I not saying good error messages are not valuable or that Oracle's are fine, but the answer should never be that error messages tell you information about something you don't have permission to know about.



That assumes developers with access to the database are a _threat_, which is not exactly the posture one might expect or prefer.

If your database error messages are exposed to users that actually are a threat ... that already seems like a world of pain.


Unless "table does not exist" does take precisely the same time as “access denied” you still leak the same information by replacing the latter.

For logged in users I would prefer logging with explicit error messages. Like that you can tell if someone is poking around or was hacked.
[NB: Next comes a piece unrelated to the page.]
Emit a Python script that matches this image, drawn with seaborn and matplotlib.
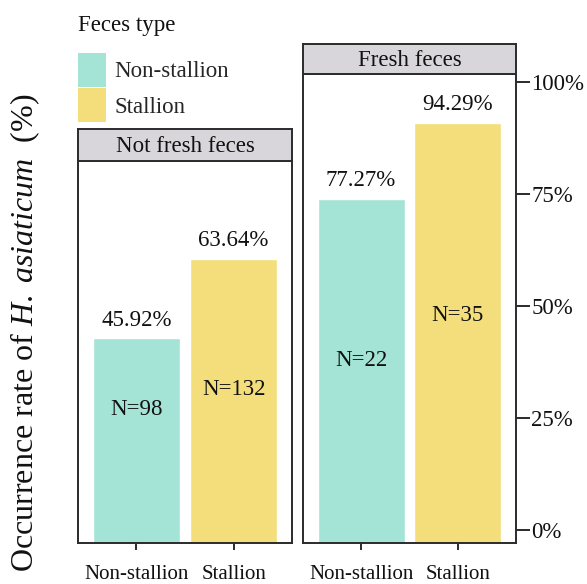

And still get clear error messages.


Sure, if "table does not exist" actually means that, which it does not. It means you have no access to such a table if it exists or not


Came here to find the thread discussing this. You stated what I'd think is the conventional wisdom and I expected this to be the top thread.

However, this thinking comes at the cost of UX (or Developer eXperience). Much more mundane instance of the same thinking is hiding elements of the UI you are not allowed to use. This often gets me thinking - is there a way to do this that I'm not allowed to see, or is it just that I can't find the function in the UI?

A solution for the DX issue is logging the real error somewhere only accessible for an admin. Has this been implemeted anywhere in the wild? For UIs, just be honest and show the menu items disabled.


I have some resolutions:

> Table does not exist or you do not have access. Please contact your DBA if it should exist.

For login, assuming sql*plus

> Either you have an invalid password, user does not exist, or database cannot be found at this endpoint. Please contact your DBA if it should exist.